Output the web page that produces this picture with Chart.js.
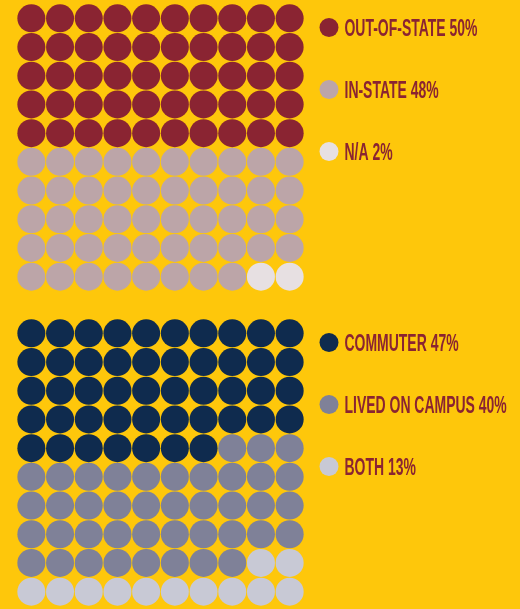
<!DOCTYPE html>
<html>
<head>
<meta charset="utf-8">
<script src="https://cdn.jsdelivr.net/npm/chart.js@4.4.0/dist/chart.umd.min.js"></script>
<style>
  html, body { margin: 0; padding: 0; background: #FEC70B; overflow: hidden; }
  .box { position: absolute; left: 0; width: 520px; }
</style>
</head>
<body>
<div class="box" style="top:0;height:300px"><canvas id="residency"></canvas></div>
<div class="box" style="top:300px;height:309px"><canvas id="housing"></canvas></div>
<script>
// residency waffle
const residencyLabels = ['OUT-OF-STATE', 'IN-STATE', 'N/A'];
const residencyPct = [50, 48, 2];
const residencyDots = [50, 48, 2];
const residencyColors = ['#8A2432', '#BCA5A8', '#E7E0E2'];

// housing waffle (dots as drawn: 47 / 41 / 12)
const housingLabels = ['COMMUTER', 'LIVED ON CAMPUS', 'BOTH'];
const housingPct = [47, 40, 13];
const housingDots = [47, 41, 12];
const housingColors = ['#0F2B4E', '#7F8198', '#C8C9D5'];

const COLS = 10;
const textColor = '#8A2432';
const legendFont = 'bold 24px "Liberation Sans Narrow", "Liberation Sans", Arial, sans-serif';

function buildDatasets(labels, pct, dots, colors) {
    let n = 0;
    return labels.map((label, i) => {
        const pts = [];
        for (let k = 0; k < dots[i]; k++, n++) {
            pts.push({ x: n % COLS, y: Math.floor(n / COLS) });
        }
        return {
            label: label + ' ' + pct[i] + '%',
            data: pts,
            backgroundColor: colors[i],
            borderWidth: 0,
            pointRadius: ctx => {
                const s = ctx.chart.scales.x;
                return (s.getPixelForValue(1) - s.getPixelForValue(0)) * 0.488;
            },
            pointHoverRadius: ctx => {
                const s = ctx.chart.scales.x;
                return (s.getPixelForValue(1) - s.getPixelForValue(0)) * 0.488;
            }
        };
    });
}

// legend on the right, drawn by hand so the text can be condensed
const sideLegend = {
    id: 'sideLegend',
    afterDraw(chart) {
        const ctx = chart.ctx;
        const area = chart.chartArea;
        ctx.save();
        ctx.font = legendFont;
        const squeeze = 133 / ctx.measureText('OUT-OF-STATE 50%').width;
        chart.data.datasets.forEach((ds, i) => {
            const cy = area.top + 23.5 + i * 62;
            ctx.beginPath();
            ctx.fillStyle = ds.backgroundColor;
            ctx.arc(area.right + 25, cy, 9.5, 0, Math.PI * 2);
            ctx.fill();
            ctx.save();
            ctx.translate(area.right + 40.5, cy + 8.5);
            ctx.scale(squeeze, 1);
            ctx.fillStyle = textColor;
            ctx.textBaseline = 'alphabetic';
            ctx.fillText(ds.label, 0, 0);
            ctx.restore();
        });
        ctx.restore();
    }
};

function makeWaffle(id, datasets, padding) {
    return new Chart(document.getElementById(id), {
        type: 'scatter',
        data: { datasets: datasets },
        options: {
            responsive: true,
            maintainAspectRatio: false,
            animation: false,
            layout: { padding: padding },
            plugins: {
                legend: { display: false },
                tooltip: { enabled: false }
            },
            scales: {
                x: { display: false, min: -0.5, max: COLS - 0.5 },
                y: { display: false, min: -0.5, max: COLS - 0.5, reverse: true }
            }
        },
        plugins: [sideLegend]
    });
}

makeWaffle('residency', buildDatasets(residencyLabels, residencyPct, residencyDots, residencyColors),
    { left: 17, top: 4, right: 216, bottom: 9 });
makeWaffle('housing', buildDatasets(housingLabels, housingPct, housingDots, housingColors),
    { left: 17, top: 19, right: 216, bottom: 3 });
</script>
</body>
</html>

## YOUR TASK
Return only the lines from the start of the data through the line that contains "const legendFont = 'bold", please, copying them exactly and omitting all pictures.

## TASK SOLUTION
Output the web page that produces this picture with Chart.js.
<!DOCTYPE html>
<html>
<head>
<meta charset="utf-8">
<script src="https://cdn.jsdelivr.net/npm/chart.js@4.4.0/dist/chart.umd.min.js"></script>
<style>
  html, body { margin: 0; padding: 0; background: #FEC70B; overflow: hidden; }
  .box { position: absolute; left: 0; width: 520px; }
</style>
</head>
<body>
<div class="box" style="top:0;height:300px"><canvas id="residency"></canvas></div>
<div class="box" style="top:300px;height:309px"><canvas id="housing"></canvas></div>
<script>
// residency waffle
const residencyLabels = ['OUT-OF-STATE', 'IN-STATE', 'N/A'];
const residencyPct = [50, 48, 2];
const residencyDots = [50, 48, 2];
const residencyColors = ['#8A2432', '#BCA5A8', '#E7E0E2'];

// housing waffle (dots as drawn: 47 / 41 / 12)
const housingLabels = ['COMMUTER', 'LIVED ON CAMPUS', 'BOTH'];
const housingPct = [47, 40, 13];
const housingDots = [47, 41, 12];
const housingColors = ['#0F2B4E', '#7F8198', '#C8C9D5'];

const COLS = 10;
const textColor = '#8A2432';
const legendFont = 'bold 24px "Liberation Sans Narrow", "Liberation Sans", Arial, sans-serif';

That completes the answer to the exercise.